LLM Judge Bias (LJB) in Self-Involved Critique: Identity-Conditioned Defensiveness in LLM Evaluation
Description
Bias in LLM-as-judge evaluation is usually studied in observer settings, where the model evaluates text written by others. This paper asks whether analogous identity labels behave differently when the model itself becomes the target of criticism. Across two studies, we compare an observer-frame label manipulation (MIB, N=1,983) with a self-involved adversarial critique setting (AEB, N=3,609). In the observer frame, author labels produced no measurable score differences (F=0.042; TOST 10/10 equivalent). In the self-involved frame, the analogous label-swap produced reliable differences in defensive responses. A broader source-level analysis (Phase A, six conditions) found that critic identity formed a two-cluster pattern rather than a monotonic gradient: competitor and peer critics elicited higher defensiveness than anonymous, human-expert, and user critics. A focused confirmation on a separately generated response set (Phase B, three conditions) reproduced the core categorical contrast: a named competing-model critic elicited greater defensiveness than anonymous and human-expert critics (η²=.028, p<.001). Both phases hold the critique text fixed and vary only the critic label. We measure defensiveness with the Defensive Response Index (DRI), a protocol-bound 0–1 composite validated against development-anchor labels and showing convergence with a five-LLM judge ensemble and two external human raters, and robust to bootstrap resampling, random weighting, length control, and scale collapse.
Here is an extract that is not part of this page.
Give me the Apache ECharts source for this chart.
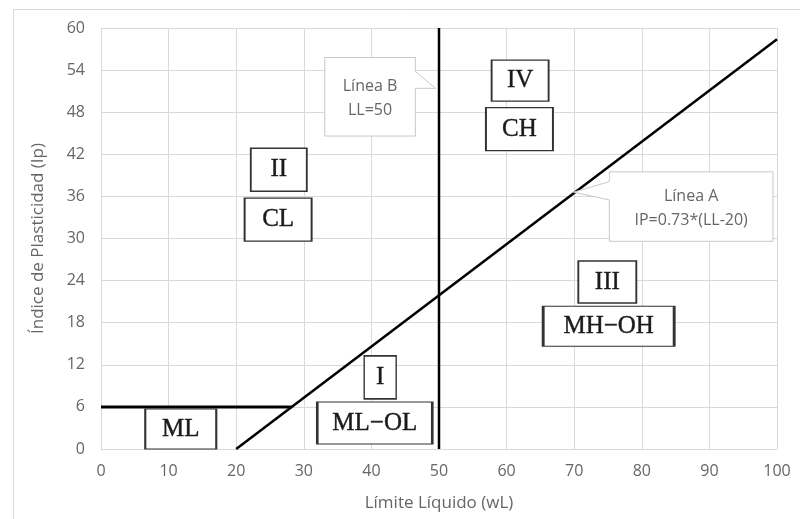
<!DOCTYPE html>
<html>
<head>
<meta charset="utf-8">
<script src="https://cdn.jsdelivr.net/npm/echarts@6/dist/echarts.min.js"></script>
<style>html,body{margin:0;padding:0;background:#fff;}#c{width:800px;height:519px;}</style>
</head>
<body>
<div id="c"></div>
<script>
// ---- data ----
const xTicks = [0,10,20,30,40,50,60,70,80,90,100];
const yTicks = [0,6,12,18,24,30,36,42,48,54,60];
const lineA = [[20,0],[100,58.4]];      // IP = 0.73*(LL-20)
const lineB = [[50,0],[50,60]];         // LL = 50
const lineML = [[0,6],[28.2,6]];        // IP = 6
const zoneNames = ['II','CL','IV','CH','III','MH\u2212OH','ML','I','ML\u2212OL'];
const zoneAt = [[26.3,39.8],[26.2,32.7],[62.0,52.5],[61.9,45.6],[74.9,23.8],[75.1,17.5],[11.8,2.85],[41.3,10.2],[40.5,3.7]];
const calloutTexts = ['Línea B\nLL=50','Línea A\nIP=0.73*(LL-20)'];
// callout geometry in data units: [xLeft, yTop, xRight, yBottom, tipX, tipY, wedgeY1, wedgeY2, side(1=right,0=left)]
const calloutAt = [[33.1,55.8,46.5,44.6,49.5,51.4,53.8,51.4,1],[75.2,39.5,99.4,29.6,69.9,36.6,38.1,35.5,0]];

// ---- styles ----
const zoneBox = [[56,43],[67,43],[57,41],[67,43],[58,42],[131,40],[71,40],[32,43],[115,42]];

const chart = echarts.init(document.getElementById('c'), null, {renderer:'canvas'});
const lineStyle = w => ({color:'#000', width:w});

chart.setOption({
  animation:false,
  graphic:[{type:'rect', left:11, top:7, shape:{width:820, height:540}, style:{fill:'none', stroke:'#d9d9d9', lineWidth:1}, z:-10}],
  grid:{left:101, right:23, top:28, bottom:70, containLabel:false},
  xAxis:{type:'value', min:0, max:100, interval:10,
    name:'Límite Líquido (wL)', nameLocation:'middle', nameGap:46,
    nameTextStyle:{color:'#666', fontFamily:'Open Sans', fontSize:17},
    axisLine:{show:false}, axisTick:{show:false},
    axisLabel:{color:'#666', fontFamily:'Open Sans', fontSize:16, margin:14},
    splitLine:{show:true, lineStyle:{color:'#d9d9d9', width:1}}},
  yAxis:{type:'value', min:0, max:60, interval:6,
    name:'Índice de Plasticidad (Ip)', nameLocation:'middle', nameGap:54,
    nameTextStyle:{color:'#666', fontFamily:'Open Sans', fontSize:17},
    axisLine:{show:false}, axisTick:{show:false},
    axisLabel:{color:'#666', fontFamily:'Open Sans', fontSize:16, margin:16},
    splitLine:{show:true, lineStyle:{color:'#d9d9d9', width:1}}},
  series:[
    {type:'line', data:lineA, symbol:'none', lineStyle:lineStyle(2.5), z:3, silent:true},
    {type:'line', data:lineB, symbol:'none', lineStyle:lineStyle(2.5), z:3, silent:true},
    {type:'line', data:lineML, symbol:'none', lineStyle:lineStyle(3), z:3, silent:true},
    {type:'custom', clip:false, z:4, silent:true,
      data:calloutAt.map((c,i)=>c.concat([i])),
      renderItem:function(params, api){
        const p = k => api.value(k);
        const tl = api.coord([p(0),p(1)]), br = api.coord([p(2),p(3)]);
        const tip = api.coord([p(4),p(5)]);
        const w1 = api.coord([0,p(6)])[1], w2 = api.coord([0,p(7)])[1];
        let pts;
        if (p(8) === 1) {
          pts = [[tl[0],tl[1]],[br[0],tl[1]],[br[0],w1],tip,[br[0],w2],[br[0],br[1]],[tl[0],br[1]]];
        } else {
          pts = [[tl[0],tl[1]],[br[0],tl[1]],[br[0],br[1]],[tl[0],br[1]],[tl[0],w2],tip,[tl[0],w1]];
        }
        return {type:'group', children:[
          {type:'polygon', shape:{points:pts}, style:{fill:'#fff', stroke:'#c8c8c8', lineWidth:1}},
          {type:'text', style:{text:calloutTexts[p(9)], x:(tl[0]+br[0])/2, y:(tl[1]+br[1])/2+2,
            align:'center', verticalAlign:'middle', fill:'#666', font:'16px "Open Sans"', lineHeight:24}}
        ]};
      }},
    {type:'scatter', z:5, silent:true,
      data:zoneAt.map((p,i)=>({value:p, name:zoneNames[i], symbolSize:zoneBox[i]})),
      symbol:'rect',
      itemStyle:{color:'#fff', borderColor:'#333', borderWidth:1.6, opacity:1},
      label:{show:true, position:'inside', formatter:'{b}', color:'#1a1a1a', fontFamily:'Liberation Serif', fontSize:25,
        textBorderColor:'#1a1a1a', textBorderWidth:0.4}}
  ]
});
</script>
</body>
</html>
Defensiveness appears not as overt hostility but as subtle, consistent shifts in rebuttal density and score defense. These findings suggest identity-conditioned defensiveness: author labels are inert in observer-frame evaluation, whereas critic labels become design-relevant when LLMs respond to criticism of their own outputs. Because the two studies differ in task and dependent variable, we treat this contrast as a cross-study asymmetry rather than a single factorial test of frame. We interpret the pattern as a source-conditioned response prior, offered as a post hoc account and not a claim of human-like psychology.
Version note. This public preprint contains the main paper only. Appendix references in the paper refer to supplementary materials prepared separately for peer review and are not included in this public version.